CANADA - Manitoba Pork Council says achieving higher wheat yields is key to improving the competitive position of Canadian livestock producers compared to their U.S. counterparts, writes Bruce Cochrane.
calendar icon 22 July 2008
clock icon 3 minute read

The start of the new crop year will see the elimination of kernel visual distinguishability as a registration criterion and grading tool for western Canadian wheat and the introduction of a new Canada Western General Purpose class.

Livestock producers are hoping the changes will allow development of higher yielding wheat varieties suited for livestock and ethanol production.

Manitoba Pork Council chair Karl Kynoch says, with feed grain and transportation costs on the rise, any yield improvements will help.
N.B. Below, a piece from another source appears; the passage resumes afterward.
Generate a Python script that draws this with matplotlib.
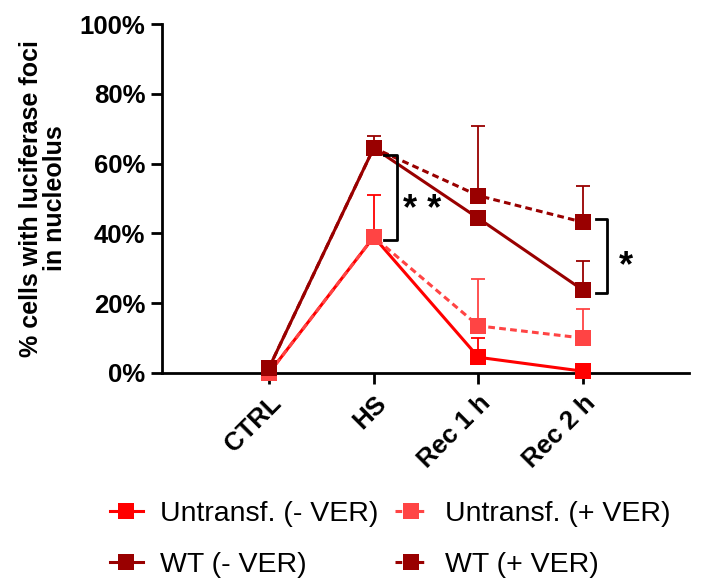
import matplotlib
matplotlib.use("Agg")
import matplotlib.pyplot as plt
import numpy as np

plt.rcParams['font.family'] = ['Liberation Sans', 'DejaVu Sans']

categories = ["CTRL", "HS", "Rec 1 h", "Rec 2 h"]
untr_minus = [0.0, 39.0, 4.5, 0.5]
untr_minus_err = [0.0, 12.0, 5.5, 0.0]
untr_plus = [0.0, 39.0, 13.5, 10.0]
untr_plus_err = [0.0, 0.0, 13.5, 8.3]
wt_minus = [1.5, 64.5, 44.3, 23.7]
wt_minus_err = [0.0, 3.5, 0.0, 8.5]
wt_plus = [1.5, 64.5, 50.8, 43.2]
wt_plus_err = [0.0, 0.0, 20.0, 10.5]
yticks = [0, 20, 40, 60, 80, 100]

c_red = "#FF0000"
c_light = "#FF4444"
c_dark = "#990000"

fig = plt.figure(figsize=(7.16, 5.80), dpi=100)
ax = fig.add_axes([162/716, 1-373/580, (689-162)/716, (373-24)/580])
x = np.arange(len(categories))

series = [
    (untr_minus, untr_minus_err, c_red, "-", "Untransf. (- VER)", 3),
    (untr_plus, untr_plus_err, c_light, (0, (2.2, 1.4)), "Untransf. (+ VER)", 3),
    (wt_minus, wt_minus_err, c_dark, "-", "WT (- VER)", 4),
    (wt_plus, wt_plus_err, c_dark, (0, (2.2, 1.4)), "WT (+ VER)", 4),
]
handles = {}
for vals, err, col, ls, lab, z in series:
    e = np.array(err)
    ax.errorbar(x, vals, yerr=[np.zeros_like(e), e], fmt='none', ecolor=col,
                elinewidth=1.3, capsize=5, capthick=1.3, zorder=z, clip_on=False)
    ln, = ax.plot(x, vals, color=col, linestyle=ls, linewidth=2.2, marker='s',
                  markersize=12, markeredgewidth=0, zorder=z + 0.5, clip_on=False)
    handles[lab] = ln

ax.set_xlim(-1.022, 4.01)
ax.set_ylim(0, 100)
ax.set_yticks(yticks)
ax.set_yticklabels([f"{v}%" for v in yticks], fontsize=18.5, fontweight='bold')
ax.set_xticks(x)
ax.set_xticklabels(categories, fontsize=18.5, fontweight='bold', rotation=45,
                   ha='right', rotation_mode='anchor')
for s in ['top', 'right']:
    ax.spines[s].set_visible(False)
for s in ['left', 'bottom']:
    ax.spines[s].set_linewidth(2)
ax.tick_params(axis='both', width=2, length=8, direction='out')
ax.tick_params(axis='x', pad=5)
ax.tick_params(axis='y', pad=4)
ax.set_ylabel("% cells with luciferase foci\nin nucleolus", fontsize=18,
              fontweight='bold', labelpad=9, linespacing=1.0)

# significance brackets
ax.plot([1.10, 1.22, 1.22, 1.10], [62.5, 62.5, 38.0, 38.0], color='black',
        lw=2, clip_on=False, zorder=6)
ax.text(1.46, 46.5, "* *", fontsize=26, fontweight='bold', ha='center', va='center')
ax.plot([3.12, 3.23, 3.23, 3.12], [44.0, 44.0, 23.0, 23.0], color='black',
        lw=2, clip_on=False, zorder=6)
ax.text(3.405, 30.5, "*", fontsize=26, fontweight='bold', ha='center', va='center')

order = ["Untransf. (- VER)", "WT (- VER)", "Untransf. (+ VER)", "WT (+ VER)"]
leg = fig.legend([handles[k] for k in order], order, ncol=2, loc='upper left',
                 bbox_to_anchor=(110/716, 1-501/580), frameon=False, fontsize=20.5,
                 handlelength=1.15, columnspacing=0.58, labelspacing=0.88,
                 handletextpad=0.6, borderpad=0, borderaxespad=0)
for h in leg.legend_handles:
    h.set_markersize(11)

fig.savefig("out.png", dpi=100)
Karl Kynoch-Manitoba Pork Council

As you know the corn prices were going up and up and any of the corn that was coming in, it did get as high as eight dollars a bushel to bring corn in so that was getting very costly.

It was pushing the break even margins up very high on the hogs and producers were starting to hit heavier losses again.

The corn prices have dropped back a little bit but still there's a lot of nervousness in the industry of where these feed prices are going to go.

The first thing we're looking for is to get some high yields, to get some bushels there.

I know in the ethanol industry they're looking for starch and you always hear about the livestock industry looking for protein but we can add canola meal, we can add soy meal to adjust that protein around so we need to get some volume in there, need to get some bushels and reduce some of this freight cost on bringing the feed grains in.

So we're really looking forward to the breeders moving forward and getting some of these varieties moving and getting the higher yielding grains available for producers to use.

Kynoch concedes, while it will take time for the plant breeders to gear up their research to adjust to the changes, anytime we can increase yields, it will reduce the cost of bringing in feed for hogs.

He says the hog industry needs those higher yields now but he expects it to take two or three years to see some of the significant yield increases livestock producers are hoping for.